[Begin]

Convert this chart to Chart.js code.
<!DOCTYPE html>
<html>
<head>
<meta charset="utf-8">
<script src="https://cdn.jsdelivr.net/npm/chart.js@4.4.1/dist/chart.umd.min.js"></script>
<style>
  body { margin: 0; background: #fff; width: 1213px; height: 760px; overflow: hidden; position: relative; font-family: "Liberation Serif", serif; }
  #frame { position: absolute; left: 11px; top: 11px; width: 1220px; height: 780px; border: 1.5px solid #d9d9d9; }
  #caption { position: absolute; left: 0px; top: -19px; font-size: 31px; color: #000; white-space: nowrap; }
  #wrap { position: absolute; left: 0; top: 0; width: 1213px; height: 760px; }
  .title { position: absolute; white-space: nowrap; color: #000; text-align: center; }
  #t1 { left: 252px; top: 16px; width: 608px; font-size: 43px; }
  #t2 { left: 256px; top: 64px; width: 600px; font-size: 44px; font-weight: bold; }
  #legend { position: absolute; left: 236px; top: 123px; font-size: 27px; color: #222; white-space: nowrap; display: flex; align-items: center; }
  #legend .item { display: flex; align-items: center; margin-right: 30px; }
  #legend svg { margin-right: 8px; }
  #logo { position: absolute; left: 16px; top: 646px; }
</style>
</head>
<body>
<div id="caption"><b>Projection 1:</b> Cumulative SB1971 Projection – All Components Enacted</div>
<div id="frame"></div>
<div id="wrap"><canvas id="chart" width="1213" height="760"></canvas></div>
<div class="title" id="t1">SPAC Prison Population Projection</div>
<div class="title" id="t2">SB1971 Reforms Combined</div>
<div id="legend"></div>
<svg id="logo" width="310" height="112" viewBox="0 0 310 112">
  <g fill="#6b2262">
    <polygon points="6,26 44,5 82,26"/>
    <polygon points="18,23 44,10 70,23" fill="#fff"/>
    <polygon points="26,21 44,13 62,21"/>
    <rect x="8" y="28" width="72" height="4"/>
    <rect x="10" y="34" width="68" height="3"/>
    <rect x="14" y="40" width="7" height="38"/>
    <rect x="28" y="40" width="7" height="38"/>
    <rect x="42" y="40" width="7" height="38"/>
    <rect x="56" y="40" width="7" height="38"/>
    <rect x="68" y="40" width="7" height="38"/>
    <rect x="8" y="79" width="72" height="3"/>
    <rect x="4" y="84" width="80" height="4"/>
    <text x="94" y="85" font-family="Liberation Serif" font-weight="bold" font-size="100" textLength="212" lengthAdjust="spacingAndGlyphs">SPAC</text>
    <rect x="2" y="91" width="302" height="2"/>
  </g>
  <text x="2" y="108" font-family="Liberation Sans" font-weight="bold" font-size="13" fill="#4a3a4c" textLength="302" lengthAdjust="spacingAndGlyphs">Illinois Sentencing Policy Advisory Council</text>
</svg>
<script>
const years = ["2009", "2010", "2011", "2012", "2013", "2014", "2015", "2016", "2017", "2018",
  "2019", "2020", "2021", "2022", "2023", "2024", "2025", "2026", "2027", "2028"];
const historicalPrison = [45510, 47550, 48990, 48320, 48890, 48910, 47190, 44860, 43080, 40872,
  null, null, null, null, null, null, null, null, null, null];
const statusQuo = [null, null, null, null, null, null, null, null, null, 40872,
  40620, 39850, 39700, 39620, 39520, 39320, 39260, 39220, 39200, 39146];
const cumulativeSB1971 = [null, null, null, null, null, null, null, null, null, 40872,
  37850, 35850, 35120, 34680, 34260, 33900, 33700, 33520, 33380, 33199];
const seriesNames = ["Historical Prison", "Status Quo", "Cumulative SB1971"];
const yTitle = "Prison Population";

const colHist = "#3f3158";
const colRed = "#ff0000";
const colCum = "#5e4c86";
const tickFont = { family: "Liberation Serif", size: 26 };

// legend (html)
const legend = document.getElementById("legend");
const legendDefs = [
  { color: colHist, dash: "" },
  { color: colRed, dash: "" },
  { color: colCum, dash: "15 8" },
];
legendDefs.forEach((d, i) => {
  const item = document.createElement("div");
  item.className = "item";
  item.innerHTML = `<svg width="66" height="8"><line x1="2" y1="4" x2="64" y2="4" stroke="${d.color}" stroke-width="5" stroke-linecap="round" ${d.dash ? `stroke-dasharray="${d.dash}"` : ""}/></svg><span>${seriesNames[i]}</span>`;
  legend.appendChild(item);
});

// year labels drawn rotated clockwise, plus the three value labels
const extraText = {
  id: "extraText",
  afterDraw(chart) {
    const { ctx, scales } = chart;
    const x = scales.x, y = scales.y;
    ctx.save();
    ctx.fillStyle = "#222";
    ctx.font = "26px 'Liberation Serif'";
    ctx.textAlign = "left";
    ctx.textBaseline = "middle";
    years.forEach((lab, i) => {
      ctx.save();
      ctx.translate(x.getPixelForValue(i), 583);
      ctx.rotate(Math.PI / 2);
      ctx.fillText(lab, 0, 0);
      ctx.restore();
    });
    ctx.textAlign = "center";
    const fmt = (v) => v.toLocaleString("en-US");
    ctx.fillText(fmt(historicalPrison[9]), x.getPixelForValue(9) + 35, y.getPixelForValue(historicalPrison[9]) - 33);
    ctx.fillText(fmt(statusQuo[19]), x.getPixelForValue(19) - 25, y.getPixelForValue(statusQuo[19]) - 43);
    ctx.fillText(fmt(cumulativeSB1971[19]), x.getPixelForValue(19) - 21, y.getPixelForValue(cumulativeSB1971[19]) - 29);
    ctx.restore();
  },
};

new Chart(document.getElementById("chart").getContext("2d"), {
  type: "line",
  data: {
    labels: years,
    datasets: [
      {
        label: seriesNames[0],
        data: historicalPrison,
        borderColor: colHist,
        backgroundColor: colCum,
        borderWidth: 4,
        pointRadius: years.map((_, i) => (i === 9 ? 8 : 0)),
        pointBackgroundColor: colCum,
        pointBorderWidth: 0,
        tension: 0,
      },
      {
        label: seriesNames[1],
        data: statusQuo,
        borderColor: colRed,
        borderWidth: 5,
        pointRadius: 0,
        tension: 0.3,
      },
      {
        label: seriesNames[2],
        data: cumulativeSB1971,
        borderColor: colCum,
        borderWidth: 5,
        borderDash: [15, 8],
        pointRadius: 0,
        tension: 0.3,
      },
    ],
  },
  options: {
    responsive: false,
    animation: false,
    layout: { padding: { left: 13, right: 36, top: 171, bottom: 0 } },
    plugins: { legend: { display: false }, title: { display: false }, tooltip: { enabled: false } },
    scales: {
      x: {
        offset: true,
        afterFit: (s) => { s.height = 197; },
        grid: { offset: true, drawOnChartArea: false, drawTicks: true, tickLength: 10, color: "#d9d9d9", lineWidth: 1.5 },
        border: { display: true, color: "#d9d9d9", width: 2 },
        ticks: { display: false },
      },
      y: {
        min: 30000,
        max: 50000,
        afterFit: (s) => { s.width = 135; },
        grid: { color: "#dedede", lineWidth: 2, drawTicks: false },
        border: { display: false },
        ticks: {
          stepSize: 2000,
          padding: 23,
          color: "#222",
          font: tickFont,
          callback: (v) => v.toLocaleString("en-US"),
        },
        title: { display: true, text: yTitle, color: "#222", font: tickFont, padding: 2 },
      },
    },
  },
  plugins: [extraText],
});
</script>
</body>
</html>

[End]

Written instruction: Give the material above again, word for word.

Response below:
Convert this chart to Chart.js code.
<!DOCTYPE html>
<html>
<head>
<meta charset="utf-8">
<script src="https://cdn.jsdelivr.net/npm/chart.js@4.4.1/dist/chart.umd.min.js"></script>
<style>
  body { margin: 0; background: #fff; width: 1213px; height: 760px; overflow: hidden; position: relative; font-family: "Liberation Serif", serif; }
  #frame { position: absolute; left: 11px; top: 11px; width: 1220px; height: 780px; border: 1.5px solid #d9d9d9; }
  #caption { position: absolute; left: 0px; top: -19px; font-size: 31px; color: #000; white-space: nowrap; }
  #wrap { position: absolute; left: 0; top: 0; width: 1213px; height: 760px; }
  .title { position: absolute; white-space: nowrap; color: #000; text-align: center; }
  #t1 { left: 252px; top: 16px; width: 608px; font-size: 43px; }
  #t2 { left: 256px; top: 64px; width: 600px; font-size: 44px; font-weight: bold; }
  #legend { position: absolute; left: 236px; top: 123px; font-size: 27px; color: #222; white-space: nowrap; display: flex; align-items: center; }
  #legend .item { display: flex; align-items: center; margin-right: 30px; }
  #legend svg { margin-right: 8px; }
  #logo { position: absolute; left: 16px; top: 646px; }
</style>
</head>
<body>
<div id="caption"><b>Projection 1:</b> Cumulative SB1971 Projection – All Components Enacted</div>
<div id="frame"></div>
<div id="wrap"><canvas id="chart" width="1213" height="760"></canvas></div>
<div class="title" id="t1">SPAC Prison Population Projection</div>
<div class="title" id="t2">SB1971 Reforms Combined</div>
<div id="legend"></div>
<svg id="logo" width="310" height="112" viewBox="0 0 310 112">
  <g fill="#6b2262">
    <polygon points="6,26 44,5 82,26"/>
    <polygon points="18,23 44,10 70,23" fill="#fff"/>
    <polygon points="26,21 44,13 62,21"/>
    <rect x="8" y="28" width="72" height="4"/>
    <rect x="10" y="34" width="68" height="3"/>
    <rect x="14" y="40" width="7" height="38"/>
    <rect x="28" y="40" width="7" height="38"/>
    <rect x="42" y="40" width="7" height="38"/>
    <rect x="56" y="40" width="7" height="38"/>
    <rect x="68" y="40" width="7" height="38"/>
    <rect x="8" y="79" width="72" height="3"/>
    <rect x="4" y="84" width="80" height="4"/>
    <text x="94" y="85" font-family="Liberation Serif" font-weight="bold" font-size="100" textLength="212" lengthAdjust="spacingAndGlyphs">SPAC</text>
    <rect x="2" y="91" width="302" height="2"/>
  </g>
  <text x="2" y="108" font-family="Liberation Sans" font-weight="bold" font-size="13" fill="#4a3a4c" textLength="302" lengthAdjust="spacingAndGlyphs">Illinois Sentencing Policy Advisory Council</text>
</svg>
<script>
const years = ["2009", "2010", "2011", "2012", "2013", "2014", "2015", "2016", "2017", "2018",
  "2019", "2020", "2021", "2022", "2023", "2024", "2025", "2026", "2027", "2028"];
const historicalPrison = [45510, 47550, 48990, 48320, 48890, 48910, 47190, 44860, 43080, 40872,
  null, null, null, null, null, null, null, null, null, null];
const statusQuo = [null, null, null, null, null, null, null, null, null, 40872,
  40620, 39850, 39700, 39620, 39520, 39320, 39260, 39220, 39200, 39146];
const cumulativeSB1971 = [null, null, null, null, null, null, null, null, null, 40872,
  37850, 35850, 35120, 34680, 34260, 33900, 33700, 33520, 33380, 33199];
const seriesNames = ["Historical Prison", "Status Quo", "Cumulative SB1971"];
const yTitle = "Prison Population";

const colHist = "#3f3158";
const colRed = "#ff0000";
const colCum = "#5e4c86";
const tickFont = { family: "Liberation Serif", size: 26 };

// legend (html)
const legend = document.getElementById("legend");
const legendDefs = [
  { color: colHist, dash: "" },
  { color: colRed, dash: "" },
  { color: colCum, dash: "15 8" },
];
legendDefs.forEach((d, i) => {
  const item = document.createElement("div");
  item.className = "item";
  item.innerHTML = `<svg width="66" height="8"><line x1="2" y1="4" x2="64" y2="4" stroke="${d.color}" stroke-width="5" stroke-linecap="round" ${d.dash ? `stroke-dasharray="${d.dash}"` : ""}/></svg><span>${seriesNames[i]}</span>`;
  legend.appendChild(item);
});

// year labels drawn rotated clockwise, plus the three value labels
const extraText = {
  id: "extraText",
  afterDraw(chart) {
    const { ctx, scales } = chart;
    const x = scales.x, y = scales.y;
    ctx.save();
    ctx.fillStyle = "#222";
    ctx.font = "26px 'Liberation Serif'";
    ctx.textAlign = "left";
    ctx.textBaseline = "middle";
    years.forEach((lab, i) => {
      ctx.save();
      ctx.translate(x.getPixelForValue(i), 583);
      ctx.rotate(Math.PI / 2);
      ctx.fillText(lab, 0, 0);
      ctx.restore();
    });
    ctx.textAlign = "center";
    const fmt = (v) => v.toLocaleString("en-US");
    ctx.fillText(fmt(historicalPrison[9]), x.getPixelForValue(9) + 35, y.getPixelForValue(historicalPrison[9]) - 33);
    ctx.fillText(fmt(statusQuo[19]), x.getPixelForValue(19) - 25, y.getPixelForValue(statusQuo[19]) - 43);
    ctx.fillText(fmt(cumulativeSB1971[19]), x.getPixelForValue(19) - 21, y.getPixelForValue(cumulativeSB1971[19]) - 29);
    ctx.restore();
  },
};

new Chart(document.getElementById("chart").getContext("2d"), {
  type: "line",
  data: {
    labels: years,
    datasets: [
      {
        label: seriesNames[0],
        data: historicalPrison,
        borderColor: colHist,
        backgroundColor: colCum,
        borderWidth: 4,
        pointRadius: years.map((_, i) => (i === 9 ? 8 : 0)),
        pointBackgroundColor: colCum,
        pointBorderWidth: 0,
        tension: 0,
      },
      {
        label: seriesNames[1],
        data: statusQuo,
        borderColor: colRed,
        borderWidth: 5,
        pointRadius: 0,
        tension: 0.3,
      },
      {
        label: seriesNames[2],
        data: cumulativeSB1971,
        borderColor: colCum,
        borderWidth: 5,
        borderDash: [15, 8],
        pointRadius: 0,
        tension: 0.3,
      },
    ],
  },
  options: {
    responsive: false,
    animation: false,
    layout: { padding: { left: 13, right: 36, top: 171, bottom: 0 } },
    plugins: { legend: { display: false }, title: { display: false }, tooltip: { enabled: false } },
    scales: {
      x: {
        offset: true,
        afterFit: (s) => { s.height = 197; },
        grid: { offset: true, drawOnChartArea: false, drawTicks: true, tickLength: 10, color: "#d9d9d9", lineWidth: 1.5 },
        border: { display: true, color: "#d9d9d9", width: 2 },
        ticks: { display: false },
      },
      y: {
        min: 30000,
        max: 50000,
        afterFit: (s) => { s.width = 135; },
        grid: { color: "#dedede", lineWidth: 2, drawTicks: false },
        border: { display: false },
        ticks: {
          stepSize: 2000,
          padding: 23,
          color: "#222",
          font: tickFont,
          callback: (v) => v.toLocaleString("en-US"),
        },
        title: { display: true, text: yTitle, color: "#222", font: tickFont, padding: 2 },
      },
    },
  },
  plugins: [extraText],
});
</script>
</body>
</html>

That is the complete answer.